3) as someone already stated, not all bottling wands come apart.

4) also check the hydrometer for accuracy. 1.000 in distilled water at the temperature it is calibrated for. Usually 60 f or 68 f. Make your measurements at that temperature.

5) Use generic Oxyclean brands. Much cheaper than PBW. Re use Starsan many times. If the pH is below 3 it is still good. Don't waste the Starsan, use it only after the boil. If you use it to store equipment it is just wasted. It is only effective while still wet.

6) A wheat beer should be good much sooner than that. Mine would certainly be long gone by 3 months.

7) Depending on how you do your extract boils a 44 quart pot is overkill, If you are boiling 2.5 to 3 gallons then topping up, you have 8 gallons of extra space in your pot.

The biggest leap that most beginners make is fermentation temperature control. Once they learn that their beers improve quite a bit.
 
X. Save the drinking until the wort is in the fermenter.

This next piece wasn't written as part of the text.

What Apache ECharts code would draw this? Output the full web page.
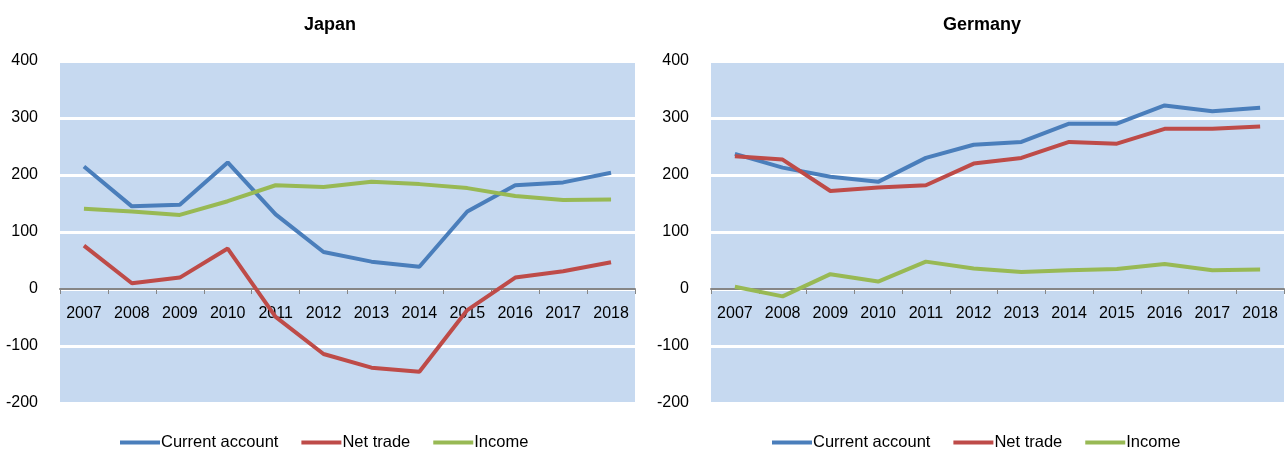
<!DOCTYPE html>
<html>
<head>
<meta charset="UTF-8">
<title>Japan / Germany</title>
<script src="https://cdn.jsdelivr.net/npm/echarts@6/dist/echarts.min.js"></script>
<style>
  html, body { margin: 0; padding: 0; background: #fff; }
  #chart { width: 1285px; height: 449px; }
</style>
</head>
<body>
<div id="chart"></div>
<script>
var years = ['2007','2008','2009','2010','2011','2012','2013','2014','2015','2016','2017','2018'];
var yTicks = [-200, 400, 100]; // min, max, step

var jpCurrent = [215, 145, 148, 222, 131, 65, 48, 39, 136, 182, 187, 204];
var jpTrade   = [76, 10, 20, 71, -49, -114, -138, -145, -37, 20, 31, 47];
var jpIncome  = [141, 136, 130, 154, 182, 179, 188, 184, 177, 163, 156, 157];

var deCurrent = [237, 213, 197, 188, 230, 253, 258, 290, 290, 322, 312, 318];
var deTrade   = [233, 227, 172, 178, 182, 220, 230, 258, 255, 281, 281, 285];
var deIncome  = [4, -13, 26, 13, 48, 36, 30, 33, 35, 44, 33, 34];

var names = ['Current account', 'Net trade', 'Income'];
var colors = ['#4a7ebb', '#be4b48', '#98b954'];
var font = 'Liberation Sans, Arial, sans-serif';

var gridTop = 61, gridH = 342;
// move the category axis (line, ticks and labels) up onto the zero line
var zeroShift = gridH * (0 - yTicks[0]) / (yTicks[1] - yTicks[0]);

function makeX(gi) {
    return {
        type: 'category',
        gridIndex: gi,
        data: years,
        boundaryGap: true,
        offset: -zeroShift,
        axisLine: { onZero: false, lineStyle: { color: '#868686', width: 2 } },
        axisTick: { show: true, length: 5, lineStyle: { color: '#868686', width: 1 } },
        axisLabel: { color: '#000', fontSize: 16, fontFamily: font, margin: 17, interval: 0 }
    };
}
function makeY(gi) {
    return {
        type: 'value',
        gridIndex: gi,
        min: yTicks[0], max: yTicks[1], interval: yTicks[2],
        axisLine: { show: false },
        axisTick: { show: false },
        axisLabel: { color: '#000', fontSize: 16, fontFamily: font, margin: 22 },
        splitLine: { show: true, lineStyle: { color: '#ffffff', width: 3 } }
    };
}
function makeSeries(name, data, color, idx) {
    return {
        name: name, type: 'line', data: data,
        xAxisIndex: idx, yAxisIndex: idx,
        symbol: 'none', smooth: false,
        lineStyle: { color: color, width: 4 },
        itemStyle: { color: color },
        animation: false
    };
}
function makeLegend(left) {
    return {
        left: left, top: 429,
        icon: 'rect', itemWidth: 40, itemHeight: 4, itemGap: 23,
        data: names,
        textStyle: { color: '#000', fontSize: 16.5, fontFamily: font, padding: [0, 0, 0, -4] }
    };
}

var chart = echarts.init(document.getElementById('chart'));
chart.setOption({
    animation: false,
    color: colors,
    title: [
        { text: 'Japan', left: 325, top: 11, textAlign: 'center',
          textStyle: { fontSize: 18, fontWeight: 'bold', color: '#000', fontFamily: font } },
        { text: 'Germany', left: 977, top: 11, textAlign: 'center',
          textStyle: { fontSize: 18, fontWeight: 'bold', color: '#000', fontFamily: font } }
    ],
    legend: [makeLegend(115), makeLegend(767)],
    grid: [
        { left: 60, top: gridTop, width: 575, height: gridH, show: true, backgroundColor: '#c6d9f0', borderWidth: 0 },
        { left: 711, top: gridTop, width: 573, height: gridH, show: true, backgroundColor: '#c6d9f0', borderWidth: 0 }
    ],
    xAxis: [makeX(0), makeX(1)],
    yAxis: [makeY(0), makeY(1)],
    series: [
        makeSeries(names[0], jpCurrent, colors[0], 0),
        makeSeries(names[1], jpTrade, colors[1], 0),
        makeSeries(names[2], jpIncome, colors[2], 0),
        makeSeries(names[0], deCurrent, colors[0], 1),
        makeSeries(names[1], deTrade, colors[1], 1),
        makeSeries(names[2], deIncome, colors[2], 1)
    ]
});
</script>
</body>
</html>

LOL, yeah, I've learned that lesson the hard way... now, though, my general rule is not until everything is ready to be transferred to the conical (as chilling 1/2 to 1BBL can take a while at times). I can say, though, that I have 'worked' a shift at a local brewery and I had a beer shoved in my hand as soon as I walked in and we were drinking the entire brew day. I think the difference was, responsible drinking vs just simply pounding beers. :mug:
 
lots of lessons learned after one year of homebrewing. I still bottle condition because I enjoy it. Kegging may be for some, but I don't believe moving from bottling to kegging some how raptures you from "noob" status so you can finally stand amongst the brewing gods and thumb your nose at those who choose to bottle.:p
 
An extra package of priming sugar and an extra grain bag have both saved by bacon. I bought extra grain bags after that and have then available. The priming sugar problem was when I had the heat up too high on the priming sugar boil and ended up candying the liquid. Would have been hosed if I hadn't borrowed from another kit I happened to have on hand. Now I always tie both ends of the grain bag. I don't have to be bit twice to learn that one.